I CAN NOT start any series with 60 books in it.
But I guess if I just tried one, it wouldn't hurt, right?....lol

Serena said...

here's an award for you: http://savvyverseandwit.blogspot.com/2009/03/proximidade-award.html

Lesa said...

Hi Caite,

That's why I never read Ed McBain's series. I'm waiting until I retire. (grin) Look at it this way, I don't think all 60 have been translated. So, you could start with whatever you could find.

meen said...

Wonderful review, Lesa. Since I'm Dutch and actually worked in the area where these stories are set, I'm very fond of Baantjer's series. Whenever I visit Holland I bring at least two of this series home with me and they never ever disappoint me. I hope you'll be able to find more of them. I'd offer you mine, but you'd have to learn Dutch first.

Lesa said...

Thanks, Marleen. As much as I enjoyed the book, I don't think I want to learn to read Dutch just for this series. But I really appreciate the offer! (grin) and, it's nice to hear from you that you like the books, and they never disappoint. Thanks!

Cathy said...

Oh boy, another author to track down!

meen said...

Lesa, I do really like these books, but they are definitely written according to a formula. I just happen to like the formula. And I recognize and like the setting very much. And finally, because I get my hands on at the most about two new titles every year, I'm not at any risk of reading to many of them in quick succession either. Just keep on enjoying them, I don't think you'll be disappointed.

Lesa said...

Cathy,

I hope you came back, and read Marleen's comments, since she's been reading these books for a while. I'm like her, though. I liked the formula. I like police procedurals, and characters that become familiar. I'm sure I'd like to continue this series.

Lesa said...

Thanks, Marleen.

As you said, I like formula and familiar when it's a series with a continuing character that I grow to like. I'm sure I'd like more in this series.

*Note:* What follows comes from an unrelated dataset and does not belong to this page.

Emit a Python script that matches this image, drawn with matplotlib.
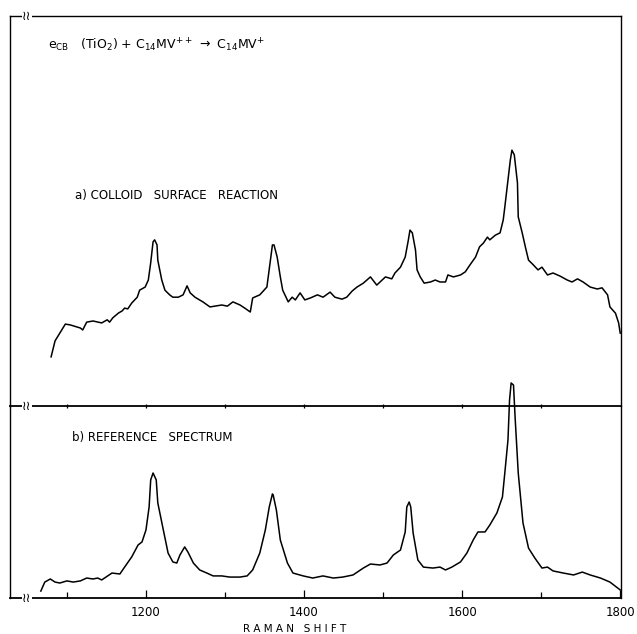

Thank you for your comments. I consider you the expert!

joyce mcdowell said...

i.ll like win this book

Lesa said...

I'm sorry, Joyce. I'm not giving this one away. I gave it to the library.

meen said...

I feel very flattered, Lesa and wouldn't consider myself an expert at all since I know there are far more books in this series I didn't read (yet) than did read. But I'm glad you're enjoying them and will continue to do so myself.

Lesa said...

Thank you, Marleen. My guess is, though, that you've read many more of these books than anyone else I know!

Margie B. said...

Lesa, your review made the book sound so fascinating that I went looking for the books online and found an eBay auction for a group of 10 of the paperbacks. I was the winning (and only) bidder, and I can't wait to try them out. Thanks for the recommendation.

Lesa said...

Good for you, Margie! Now, I'm jealous! You'll have to come back and tell me if you liked them. Hope so, after buying 10!